There are other explanations for all the above, so this is hardly bulletproof, but I think there is merit to considering evolved defenses to exploitation that don't involve being exploit-free, as well as whether there is any benefit to something of this form. Behaviours that avoid and back away from these exploits seem fairly obvious places to look into. One could imagine (sketchily, non-endorsingly) an FAI built on these principles, so that even without a bulletproof utility function, the AI would still avoid self-exploit.

You give me two things to think about now. Your comment about intelligence and how models fit in.

It could be that as intelligence grows (and I'm using intelligence loosely to include both raw analytic capacity and knowledge and information) we become better at distilling those bundles of attributes we labeled A, B and C into a common denominator. But I also can see that working the other way too -- we gain an ability to further differentiate alternatives so see more intransitive relationships.

I wonder if there are settings -- not sure if that would be specific to the characteristics of the alternatives or characteristics relating to uses of the alternatives (means-driven versus ends-driven) -- where we might predict which of the two paths would be taken.

Since we only interact with the external world via the models in our head I am now wondering about the relationship between the consistency of the models and the consistency of the decision or observed behavior/choices.
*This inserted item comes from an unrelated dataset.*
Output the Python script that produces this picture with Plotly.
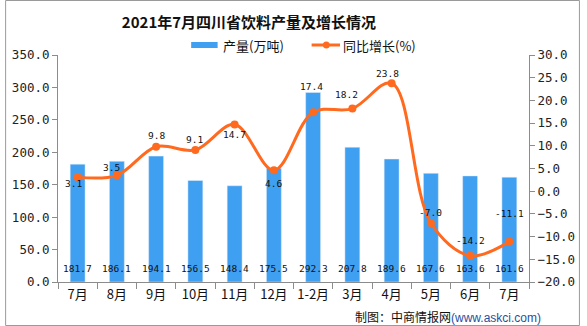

But this is even less thought out than my original questions so think I stop at that.


Can you define "rational/consistent"? The terms are a bit overloaded, especially in this community, and making your definition precise is itself most of the answer to your question.

For example, you give some good examples of nontransitive decider-actors, and if some of them are "rational", then nontransitive preferences can be rational, as you point out. Alternatively, one definition of "consistent" is that a decider-actor will always reach the same decision when it has the same information, regardless of what other options it has previously rejected, which requires transitive preferences.

Thought I had replied ... but no seeing that now.

You are showing me an error in casual thought and speech I have. I should not link the two terms as I did -- but do carry seem to carry the two concepts around in my head largely in the same bucket as it were. I should stop doing that!

Thanks!

I really should have just stayed with the question of consistency and if transitivity was really a sufficient condition to suggest inconsistency was present -- which seemed implied in the comment I read sparking the thought.